* **WHAT IS BEING ASKED**: Can you transcribe the data exactly? Leave the pictures out.

* **RECORDED INFORMATION**:
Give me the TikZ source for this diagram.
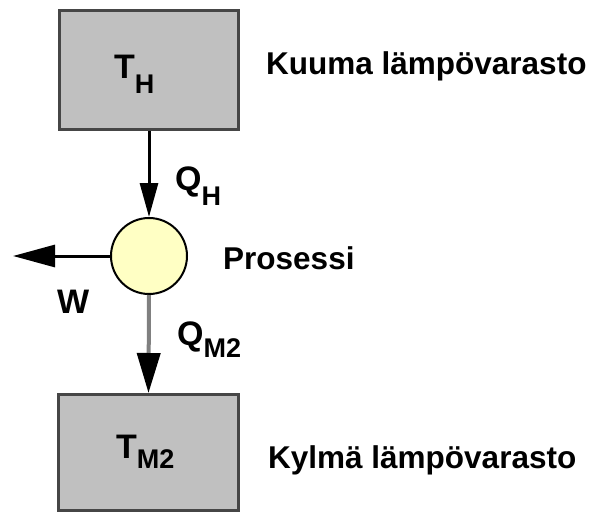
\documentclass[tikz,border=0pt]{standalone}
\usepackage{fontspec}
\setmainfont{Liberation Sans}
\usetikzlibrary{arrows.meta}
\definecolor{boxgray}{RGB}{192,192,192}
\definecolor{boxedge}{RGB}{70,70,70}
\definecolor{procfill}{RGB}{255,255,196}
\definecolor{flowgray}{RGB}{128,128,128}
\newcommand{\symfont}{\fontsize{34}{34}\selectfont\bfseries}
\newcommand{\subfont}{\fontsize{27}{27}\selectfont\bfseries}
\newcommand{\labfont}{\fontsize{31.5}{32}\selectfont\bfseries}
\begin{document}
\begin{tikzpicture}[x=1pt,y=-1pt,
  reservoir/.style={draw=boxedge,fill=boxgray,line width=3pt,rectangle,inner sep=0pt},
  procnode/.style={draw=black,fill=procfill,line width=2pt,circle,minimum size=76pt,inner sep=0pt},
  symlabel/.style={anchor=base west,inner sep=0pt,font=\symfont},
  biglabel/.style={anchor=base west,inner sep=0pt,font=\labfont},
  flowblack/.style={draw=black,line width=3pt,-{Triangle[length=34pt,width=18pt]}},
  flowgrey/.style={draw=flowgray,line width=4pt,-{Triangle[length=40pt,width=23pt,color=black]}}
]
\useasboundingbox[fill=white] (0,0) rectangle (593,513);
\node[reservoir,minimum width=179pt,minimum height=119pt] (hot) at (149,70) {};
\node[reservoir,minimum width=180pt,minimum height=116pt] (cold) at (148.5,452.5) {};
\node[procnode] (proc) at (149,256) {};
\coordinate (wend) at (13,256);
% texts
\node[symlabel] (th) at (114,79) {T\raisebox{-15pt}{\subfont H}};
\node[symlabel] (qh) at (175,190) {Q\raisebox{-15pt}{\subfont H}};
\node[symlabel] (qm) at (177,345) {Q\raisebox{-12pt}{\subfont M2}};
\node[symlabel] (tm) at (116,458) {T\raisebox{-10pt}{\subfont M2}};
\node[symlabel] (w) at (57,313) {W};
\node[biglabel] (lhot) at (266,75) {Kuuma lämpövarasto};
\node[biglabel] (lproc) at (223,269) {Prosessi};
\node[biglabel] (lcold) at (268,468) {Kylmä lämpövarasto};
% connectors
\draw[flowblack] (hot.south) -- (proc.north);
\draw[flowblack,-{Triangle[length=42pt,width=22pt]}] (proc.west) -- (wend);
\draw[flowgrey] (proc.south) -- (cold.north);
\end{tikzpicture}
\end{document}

* **SOLUTION TO THIS PROBLEM**:
Give me the TikZ source for this diagram.
\documentclass[tikz,border=0pt]{standalone}
\usepackage{fontspec}
\setmainfont{Liberation Sans}
\usetikzlibrary{arrows.meta}
\definecolor{boxgray}{RGB}{192,192,192}
\definecolor{boxedge}{RGB}{70,70,70}
\definecolor{procfill}{RGB}{255,255,196}
\definecolor{flowgray}{RGB}{128,128,128}
\newcommand{\symfont}{\fontsize{34}{34}\selectfont\bfseries}
\newcommand{\subfont}{\fontsize{27}{27}\selectfont\bfseries}
\newcommand{\labfont}{\fontsize{31.5}{32}\selectfont\bfseries}
\begin{document}
\begin{tikzpicture}[x=1pt,y=-1pt,
  reservoir/.style={draw=boxedge,fill=boxgray,line width=3pt,rectangle,inner sep=0pt},
  procnode/.style={draw=black,fill=procfill,line width=2pt,circle,minimum size=76pt,inner sep=0pt},
  symlabel/.style={anchor=base west,inner sep=0pt,font=\symfont},
  biglabel/.style={anchor=base west,inner sep=0pt,font=\labfont},
  flowblack/.style={draw=black,line width=3pt,-{Triangle[length=34pt,width=18pt]}},
  flowgrey/.style={draw=flowgray,line width=4pt,-{Triangle[length=40pt,width=23pt,color=black]}}
]
\useasboundingbox[fill=white] (0,0) rectangle (593,513);
\node[reservoir,minimum width=179pt,minimum height=119pt] (hot) at (149,70) {};
\node[reservoir,minimum width=180pt,minimum height=116pt] (cold) at (148.5,452.5) {};
\node[procnode] (proc) at (149,256) {};
\coordinate (wend) at (13,256);
% texts
\node[symlabel] (th) at (114,79) {T\raisebox{-15pt}{\subfont H}};
\node[symlabel] (qh) at (175,190) {Q\raisebox{-15pt}{\subfont H}};
\node[symlabel] (qm) at (177,345) {Q\raisebox{-12pt}{\subfont M2}};
\node[symlabel] (tm) at (116,458) {T\raisebox{-10pt}{\subfont M2}};
\node[symlabel] (w) at (57,313) {W};
\node[biglabel] (lhot) at (266,75) {Kuuma lämpövarasto};
\node[biglabel] (lproc) at (223,269) {Prosessi};
\node[biglabel] (lcold) at (268,468) {Kylmä lämpövarasto};
% connectors
\draw[flowblack] (hot.south) -- (proc.north);
\draw[flowblack,-{Triangle[length=42pt,width=22pt]}] (proc.west) -- (wend);
\draw[flowgrey] (proc.south) -- (cold.north);
\end{tikzpicture}
\end{document}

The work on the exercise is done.